I suicidi costituiscono il 51% dei casi di morte registrati in carcere nel corso dell’anno, anche questa percentuale mai così alta dall’inizio del secolo
“Con questo ultimo tragico caso, siamo a 77 suicidi nelle carceri italiane dall’inizio dell’anno, il numero più alto di sempre (solo nel 2009 a fine anno i suicidi superarono le 70 unità, fermandosi però a 72). I suicidi costituiscono il 51% dei casi di morte registrati in carcere nel corso dell’anno, anche questa percentuale mai così alta dall’inizio del secolo.
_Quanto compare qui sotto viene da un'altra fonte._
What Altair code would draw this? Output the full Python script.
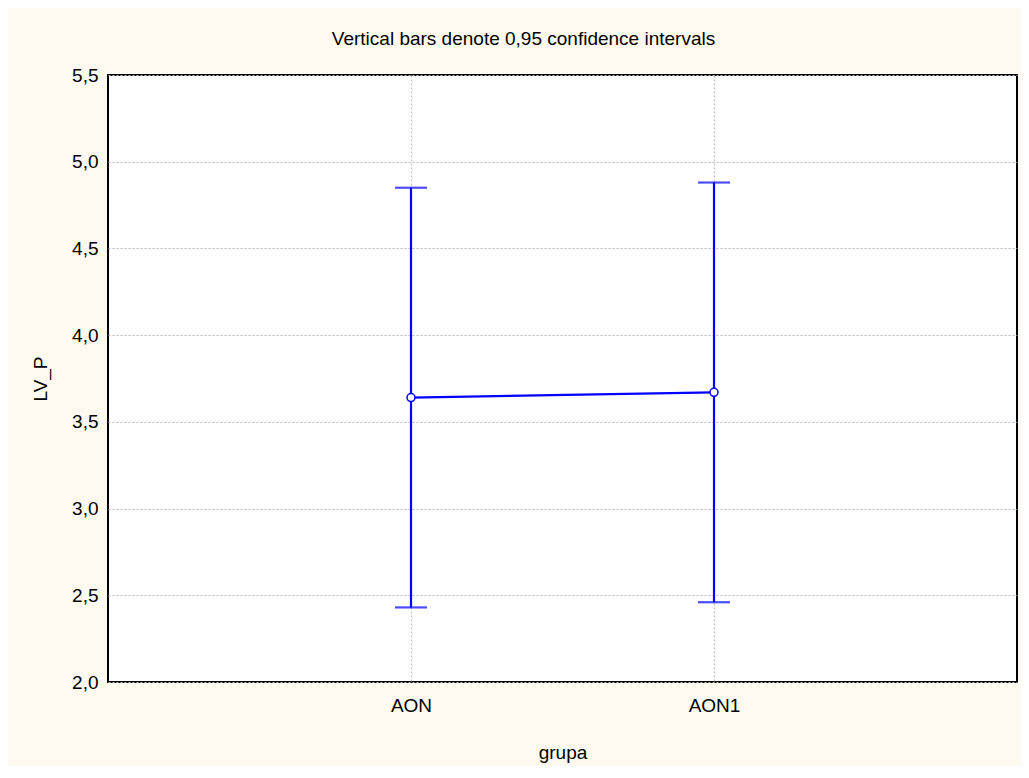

Ogni caso è caso a sé, con la storia di quella persona e della sua disperazione, ma il dato generale è impressionante ed è indice di una generale mancanza di speranza nelle nostre carceri”. Così il portavoce della Conferenza dei Garanti territoriali delle persone private della libertà, Stefano Anastasìa, dopo aver appreso la notizia del suicidio in carcere a Torino di un detenuto italiano di 56 anni.
“Salvo poche, ammirevoli, esperienze di sostegno e accompagnamento al reinserimento sociale la grande maggioranza dei detenuti e delle detenute vive la carcerazione come un periodo più o meno lungo di abbandono e di disperazione – sottolinea – Paradossalmente, l’emergenza pandemica dava più stimoli a sopravvivere, facendo sentire i detenuti, seppure chiusi in carcere, parte della società esterna, anch’essa alle prese con la prevenzione e la cura del virus. Ma oggi il carcere è tornato a essere un luogo di isolamento e di disperazione, e il numero di suicidi ne è una drammatica testimonianza. Se non vogliamo rassegnarci a questa tragedia o scaricarne la responsabilità sugli operatori penitenziari e sanitari in trincea – conclude Anastasìa – bisogna ridurre il carcere a extrema ratio e aprirlo alle attività e al mondo esterno, per restituire ai detenuti la speranza in un futuro degno di essere vissuto”.